Luis Ribera, an agricultural economist with the university’s Center for North American Studies, said that while the situation with Mexico “was basically resolved,” producers still had reason to fear losing the Chinese market.
The Chinese middle class has been growing, and with it the nation’s appetites for dairy products including cheese and whey for use in baby formula. China in 2017 imported $577 million in dairy markets, making it the third leading market for U.S. dairy. Both the Mexican and Chinese dairy markets have fallen 42 percent since the Trump administration enacted the tariffs.
Ribera’s team weighed three scenarios.
The first was a natural economics-at-play situation where shoppers in the two nations adjust to higher prices by buying less. Ribera likened it to a consumer faced with a 50 percent price hike for avocados making less guacamole and avocado toast but not foregoing the fruit completely.
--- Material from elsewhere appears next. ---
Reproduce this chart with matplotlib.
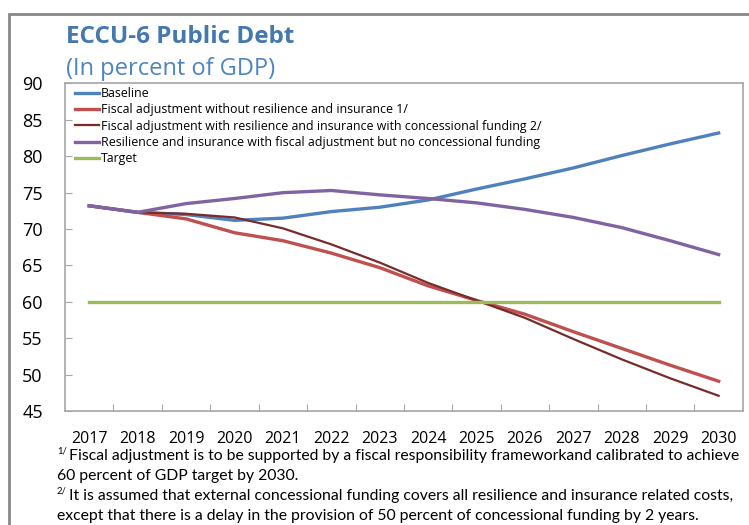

A second scenario mirrors what has already been seen, which is importers for political reasons either sourcing elsewhere or just stocking less of the commodity.
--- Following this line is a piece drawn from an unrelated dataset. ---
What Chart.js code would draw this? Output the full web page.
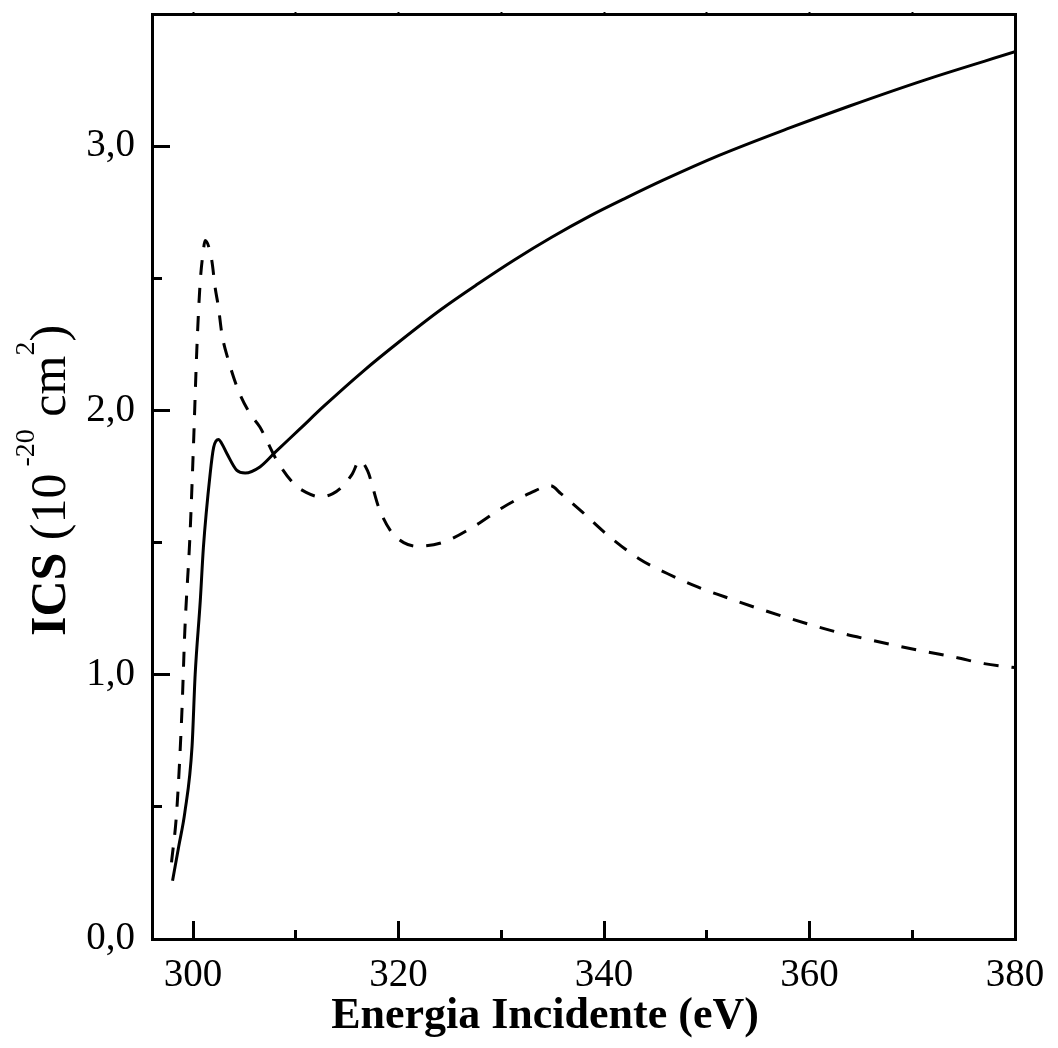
<!DOCTYPE html>
<html>
<head>
<meta charset="utf-8">
<script src="https://cdn.jsdelivr.net/npm/chart.js@4.4.1/dist/chart.umd.min.js"></script>
<style>
  html, body { margin: 0; padding: 0; background: #fff; }
  #wrap { width: 1058px; height: 1048px; }
</style>
</head>
<body>
<div id="wrap"><canvas id="ics-chart" width="1058" height="1048"></canvas></div>
<script>
// solid curve
const solidEnergy = [298.0, 298.6, 299.2, 299.9, 300.2, 300.7, 301.0, 301.66, 302.0, 302.47, 302.8, 303.3,
    304.26, 305.07, 306.5, 308.0, 310.4, 312.7, 316.6, 320.0, 324.1, 327.7, 331.3, 334.9, 338.6,
    342.2, 345.8, 351.2, 357.8, 363.9, 371.2, 380.0];
const solidICS = [0.22, 0.35, 0.48, 0.73, 1.00, 1.28, 1.48, 1.76, 1.86, 1.89, 1.874, 1.836,
    1.773, 1.763, 1.786, 1.842, 1.930, 2.015, 2.150, 2.258, 2.381, 2.478, 2.570, 2.655, 2.735,
    2.805, 2.872, 2.965, 3.065, 3.152, 3.250, 3.357];

// dashed curve
const dashEnergy = [297.9, 298.4, 298.9, 299.2, 299.7, 300.03, 300.36, 300.68, 301.0, 301.17, 301.82,
    302.14, 302.47, 302.8, 303.44, 304.41, 305.55, 306.5, 308.15, 309.8, 311.0, 312.4, 313.6, 314.6,
    315.5, 316.2, 317.0, 318.06, 319.3, 320.5, 321.8, 324.4, 327.5, 330.1, 332.8, 334.8, 335.8,
    337.7, 340.3, 343.4, 346.15, 349.1, 351.8, 354.6, 357.4, 360.3, 363.0, 365.8, 368.7, 371.5,
    374.3, 377.0, 380.0];
const dashICS = [0.29, 0.48, 0.85, 1.17, 1.53, 1.86, 2.227, 2.479, 2.605, 2.643, 2.567,
    2.466, 2.39, 2.29, 2.189, 2.075, 1.987, 1.937, 1.811, 1.723, 1.69, 1.673, 1.685, 1.715,
    1.76, 1.81, 1.77, 1.634, 1.54, 1.50, 1.486, 1.502, 1.565, 1.632, 1.687, 1.715, 1.685,
    1.622, 1.53, 1.439, 1.383, 1.332, 1.294, 1.256, 1.221, 1.187, 1.158, 1.133, 1.108, 1.086,
    1.065, 1.042, 1.027];

// axes
const xMin = 296, xMax = 380;
const xMajorTicks = [300, 320, 340, 360, 380];
const xMinorTicks = [300, 310, 320, 330, 340, 350, 360, 370];
const yMin = 0, yMax = 3.5;
const yMajorTicks = [0, 1, 2, 3];
const yMinorTicks = [0.5, 1, 1.5, 2, 2.5, 3];

const xTitle = 'Energia Incidente (eV)';
// y title pieces: text, bold?, size, raise
const yTitleParts = [
    ['ICS', true, 50, 0],
    [' (10', false, 50, 0],
    [' -20', false, 28, 31],
    [' cm', false, 50, 0],
    ['2', false, 28, 31],
    [')', false, 50, 0]
];

const FONT = 'Liberation Serif';

function toPoints(xs, ys) {
    return xs.map((x, i) => ({x: x, y: ys[i]}));
}

function fixedTicks(values) {
    return (scale) => {
        scale.ticks = values.map(v => ({value: v}));
    };
}

// fixed box size, and no extra room asked for overhanging labels
function boxSize(size) {
    return (s) => {
        if (s.isHorizontal()) s.height = size; else s.width = size;
        s.paddingTop = s.paddingBottom = s.paddingLeft = s.paddingRight = 0;
    };
}

// axis titles
const axisTitles = {
    id: 'axisTitles',
    afterDraw(chart) {
        const ctx = chart.ctx;
        ctx.save();
        ctx.fillStyle = '#000';
        ctx.textBaseline = 'alphabetic';

        ctx.font = 'bold 44px "' + FONT + '"';
        ctx.textAlign = 'center';
        ctx.fillText(xTitle, 545, 1028);

        ctx.translate(65, 636);
        ctx.rotate(-Math.PI / 2);
        ctx.textAlign = 'left';
        let cx = 0;
        yTitleParts.forEach(([txt, bold, size, raise]) => {
            ctx.font = (bold ? 'bold ' : '') + size + 'px "' + FONT + '"';
            ctx.fillText(txt, cx, -raise);
            cx += ctx.measureText(txt).width;
        });
        ctx.restore();
    }
};

const frame = {color: '#000', width: 3};

const config = {
    type: 'line',
    data: {
        datasets: [
            {
                data: toPoints(solidEnergy, solidICS),
                borderColor: '#000',
                borderWidth: 3,
                pointRadius: 0,
                cubicInterpolationMode: 'monotone',
                fill: false
            },
            {
                data: toPoints(dashEnergy, dashICS),
                borderColor: '#000',
                borderWidth: 3,
                borderDash: [15, 13],
                pointRadius: 0,
                cubicInterpolationMode: 'monotone',
                fill: false
            }
        ]
    },
    options: {
        responsive: false,
        animation: false,
        layout: { autoPadding: false, padding: {top: 14, right: 43, left: 0, bottom: 0} },
        plugins: {
            legend: { display: false },
            tooltip: { enabled: false }
        },
        scales: {
            x: {
                type: 'linear', position: 'bottom', weight: 1,
                min: xMin, max: xMax,
                afterBuildTicks: fixedTicks(xMajorTicks),
                afterFit: boxSize(109),
                ticks: {
                    color: '#000', padding: 31, maxRotation: 0, autoSkip: false,
                    font: {family: FONT, size: 39},
                    callback: (v) => String(v)
                },
                grid: { drawOnChartArea: false, tickLength: -18, tickWidth: 3, tickColor: '#000' },
                border: frame
            },
            xMinor: {
                type: 'linear', position: 'bottom', weight: 0,
                min: xMin, max: xMax,
                afterBuildTicks: fixedTicks(xMinorTicks),
                afterFit: boxSize(0),
                ticks: { display: false, autoSkip: false },
                grid: { drawOnChartArea: false, tickLength: -9, tickWidth: 3, tickColor: '#000' },
                border: { display: false }
            },
            xTop: {
                type: 'linear', position: 'top',
                min: xMin, max: xMax,
                afterBuildTicks: fixedTicks(xMinorTicks),
                afterFit: boxSize(0),
                ticks: { display: false, autoSkip: false },
                grid: { drawOnChartArea: false, tickLength: 2, tickWidth: 2, tickColor: '#000' },
                border: frame
            },
            y: {
                type: 'linear', position: 'left', weight: 1,
                min: yMin, max: yMax,
                afterBuildTicks: fixedTicks(yMajorTicks),
                afterFit: boxSize(152),
                ticks: {
                    color: '#000', padding: 35, autoSkip: false,
                    font: {family: FONT, size: 39},
                    callback: (v) => v.toFixed(1).replace('.', ',')
                },
                grid: { drawOnChartArea: false, tickLength: -18, tickWidth: 3, tickColor: '#000' },
                border: frame
            },
            yMinor: {
                type: 'linear', position: 'left', weight: 0,
                min: yMin, max: yMax,
                afterBuildTicks: fixedTicks(yMinorTicks),
                afterFit: boxSize(0),
                ticks: { display: false, autoSkip: false },
                grid: { drawOnChartArea: false, tickLength: -10, tickWidth: 3, tickColor: '#000' },
                border: { display: false }
            },
            yRight: {
                type: 'linear', position: 'right',
                min: yMin, max: yMax,
                afterBuildTicks: fixedTicks(yMinorTicks),
                afterFit: boxSize(0),
                ticks: { display: false, autoSkip: false },
                grid: { drawOnChartArea: false, tickLength: 2, tickWidth: 2, tickColor: '#000' },
                border: frame
            }
        }
    },
    plugins: [axisTitles]
};

const chartICS = new Chart(document.getElementById('ics-chart'), config);
</script>
</body>
</html>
“In China, it makes a lot of sense because it’s centralized. So everything that’s imported, it’s the government that has the decision,” Ribera said. “That’s what we’re seeing basically with soybeans right now. Even though they need the soybeans, even though they cannot purchase more soybeans from Brazil, they’re still not trying to buy from the U.S.”
In a third, and most dire, scenario, almost all of the two countries’ U.S. dairy imports are replaced by imports from competing places such as the New Zealand and the EU, which is expected to reach a free trade agreement with Mexico by 2020.
“It was basically we lost the market,” he said.